Friday, January 8, 2010


Right time, right place. Market leader IRB offers a focused play on India’s road sector at a time when highway construction is a top government priority. The company, which builds and operates toll roads, has the largest portfolio of build-operate-transfer (BOT) toll assets (1,154km across 16 projects). We estimate that IRB will record a FY09-12 earnings CAGR of c47%, driven by four contracts that the company has won in the last six months, new projects we expect IRB to be awarded over the next year, and revenue from two new toll roads.

Strong sector growth prospects. Given the government’s renewed focus on the building of highways, we estimate India’s road sector will generate cINR3trn (USD65bn) worth of business over the next 7-10 years. In the near term (FY09-13), this should amount to INR1.8trn (USD40bn), and we estimate IRB will capture a c6.5% share (USD2.6bn) of this highly fragmented market during this period. IRB will need to raise fresh capital to fund this growth. Its historical capital utilization record has been positive; we estimate the value of existing projects at 1.9x invested equity. Our current estimates do not factor in any dilution.

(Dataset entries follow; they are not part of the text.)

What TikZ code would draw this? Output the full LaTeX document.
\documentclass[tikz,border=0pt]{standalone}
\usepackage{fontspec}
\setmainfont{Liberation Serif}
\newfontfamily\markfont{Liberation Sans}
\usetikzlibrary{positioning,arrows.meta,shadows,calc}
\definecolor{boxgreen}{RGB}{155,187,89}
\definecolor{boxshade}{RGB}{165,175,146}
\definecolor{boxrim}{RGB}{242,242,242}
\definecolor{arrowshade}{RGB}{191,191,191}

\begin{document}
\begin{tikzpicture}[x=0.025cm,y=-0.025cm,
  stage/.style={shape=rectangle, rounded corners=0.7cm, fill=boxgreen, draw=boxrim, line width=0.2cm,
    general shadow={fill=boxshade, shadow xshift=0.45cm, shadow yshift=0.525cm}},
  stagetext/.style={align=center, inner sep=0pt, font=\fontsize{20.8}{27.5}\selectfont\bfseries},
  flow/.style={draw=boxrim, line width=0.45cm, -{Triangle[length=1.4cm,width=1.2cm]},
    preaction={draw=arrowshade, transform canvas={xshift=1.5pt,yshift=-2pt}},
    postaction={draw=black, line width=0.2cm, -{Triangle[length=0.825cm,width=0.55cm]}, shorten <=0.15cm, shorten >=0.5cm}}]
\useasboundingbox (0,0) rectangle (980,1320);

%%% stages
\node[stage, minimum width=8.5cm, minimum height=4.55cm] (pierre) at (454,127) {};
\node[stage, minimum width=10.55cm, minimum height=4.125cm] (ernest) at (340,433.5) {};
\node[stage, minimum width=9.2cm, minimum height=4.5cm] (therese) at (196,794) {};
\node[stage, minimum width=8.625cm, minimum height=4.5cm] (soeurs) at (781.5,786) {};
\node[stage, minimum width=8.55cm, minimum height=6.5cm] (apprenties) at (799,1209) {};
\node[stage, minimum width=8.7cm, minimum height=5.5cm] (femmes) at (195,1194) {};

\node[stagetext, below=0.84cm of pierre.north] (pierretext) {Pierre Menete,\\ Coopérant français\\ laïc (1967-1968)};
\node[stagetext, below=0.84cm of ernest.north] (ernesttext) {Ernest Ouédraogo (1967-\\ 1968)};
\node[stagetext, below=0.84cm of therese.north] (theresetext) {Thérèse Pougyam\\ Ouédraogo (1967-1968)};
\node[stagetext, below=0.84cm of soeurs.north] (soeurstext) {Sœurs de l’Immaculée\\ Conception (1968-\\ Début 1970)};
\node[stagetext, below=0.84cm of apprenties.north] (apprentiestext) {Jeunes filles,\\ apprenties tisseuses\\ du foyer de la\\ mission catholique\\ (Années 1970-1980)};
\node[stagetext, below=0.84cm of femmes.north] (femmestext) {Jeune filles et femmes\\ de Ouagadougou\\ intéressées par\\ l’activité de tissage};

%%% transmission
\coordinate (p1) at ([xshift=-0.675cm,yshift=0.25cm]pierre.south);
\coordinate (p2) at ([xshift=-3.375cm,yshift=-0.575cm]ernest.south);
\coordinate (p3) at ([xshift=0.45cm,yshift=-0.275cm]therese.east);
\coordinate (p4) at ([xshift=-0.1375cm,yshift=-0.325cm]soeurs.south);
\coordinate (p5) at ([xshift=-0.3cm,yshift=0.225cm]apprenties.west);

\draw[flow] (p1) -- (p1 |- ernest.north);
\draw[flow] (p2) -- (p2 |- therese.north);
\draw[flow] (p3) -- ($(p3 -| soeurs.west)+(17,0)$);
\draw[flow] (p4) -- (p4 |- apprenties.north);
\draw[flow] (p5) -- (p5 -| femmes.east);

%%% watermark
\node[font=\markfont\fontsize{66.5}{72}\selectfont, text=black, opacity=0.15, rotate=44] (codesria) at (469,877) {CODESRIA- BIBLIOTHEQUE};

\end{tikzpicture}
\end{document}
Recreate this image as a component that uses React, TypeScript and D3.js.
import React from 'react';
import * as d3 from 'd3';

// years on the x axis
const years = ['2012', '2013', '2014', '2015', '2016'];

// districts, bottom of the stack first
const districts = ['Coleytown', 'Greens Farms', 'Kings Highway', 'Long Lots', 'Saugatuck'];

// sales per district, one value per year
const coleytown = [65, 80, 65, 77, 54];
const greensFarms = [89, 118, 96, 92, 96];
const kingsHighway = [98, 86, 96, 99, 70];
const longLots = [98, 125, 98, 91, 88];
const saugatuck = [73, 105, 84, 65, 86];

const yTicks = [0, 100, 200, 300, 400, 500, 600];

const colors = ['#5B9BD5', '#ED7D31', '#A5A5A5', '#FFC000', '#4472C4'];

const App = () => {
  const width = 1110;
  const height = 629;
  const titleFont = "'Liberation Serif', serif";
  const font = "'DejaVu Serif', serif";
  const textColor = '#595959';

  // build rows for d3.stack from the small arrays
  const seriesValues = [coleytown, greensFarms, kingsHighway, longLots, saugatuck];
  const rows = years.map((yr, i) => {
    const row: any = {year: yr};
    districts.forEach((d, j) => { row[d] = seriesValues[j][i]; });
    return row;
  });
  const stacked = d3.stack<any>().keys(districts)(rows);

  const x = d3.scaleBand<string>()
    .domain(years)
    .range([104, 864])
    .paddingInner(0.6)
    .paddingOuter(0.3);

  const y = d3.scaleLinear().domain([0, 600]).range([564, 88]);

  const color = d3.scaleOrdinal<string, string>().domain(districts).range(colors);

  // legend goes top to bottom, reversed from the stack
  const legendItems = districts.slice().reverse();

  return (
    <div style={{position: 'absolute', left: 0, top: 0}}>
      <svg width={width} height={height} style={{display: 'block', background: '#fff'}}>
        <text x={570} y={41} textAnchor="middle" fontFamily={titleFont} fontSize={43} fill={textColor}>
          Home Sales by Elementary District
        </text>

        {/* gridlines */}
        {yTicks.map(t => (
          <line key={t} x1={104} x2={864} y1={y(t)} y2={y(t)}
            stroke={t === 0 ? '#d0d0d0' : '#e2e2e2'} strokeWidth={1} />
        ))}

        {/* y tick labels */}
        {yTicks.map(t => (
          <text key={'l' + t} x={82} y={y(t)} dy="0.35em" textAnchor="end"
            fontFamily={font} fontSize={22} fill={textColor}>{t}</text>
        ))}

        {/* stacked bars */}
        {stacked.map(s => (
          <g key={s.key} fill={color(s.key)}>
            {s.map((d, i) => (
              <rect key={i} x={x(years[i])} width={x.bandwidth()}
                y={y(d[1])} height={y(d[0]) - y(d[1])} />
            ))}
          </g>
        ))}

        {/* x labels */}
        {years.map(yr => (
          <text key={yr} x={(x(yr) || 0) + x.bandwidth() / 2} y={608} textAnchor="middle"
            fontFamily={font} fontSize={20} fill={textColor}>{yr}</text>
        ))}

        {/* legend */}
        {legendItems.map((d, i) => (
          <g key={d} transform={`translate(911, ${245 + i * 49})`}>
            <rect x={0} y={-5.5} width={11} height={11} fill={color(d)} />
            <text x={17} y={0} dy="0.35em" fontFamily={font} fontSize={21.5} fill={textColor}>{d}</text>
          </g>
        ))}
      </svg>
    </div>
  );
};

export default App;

Attractive valuation. Our sum-of-the-parts value consists of INR138 for existing projects (DCF based), INR113 for its construction business (18x FY11e EPS), INR10 for other businesses and INR37 for future growth. IRB’s 62% earnings CAGR during FY09-11e and FY11e ROE of 20% are superior to its Chinese peers (earnings CAGR 13%, CY10e ROE 13%). Superior fundamentals justify IRB’s higher PB of 3.3x and PE of 17.8x against its Chinese peers (2.0x PB, PE 14.5x). If we factor in IRB’s impending INR12bn fund-raising, it would trade at an implied FY11e PB of 2.5x. Key risks: A sharp drop in traffic growth and an increase in interest rates.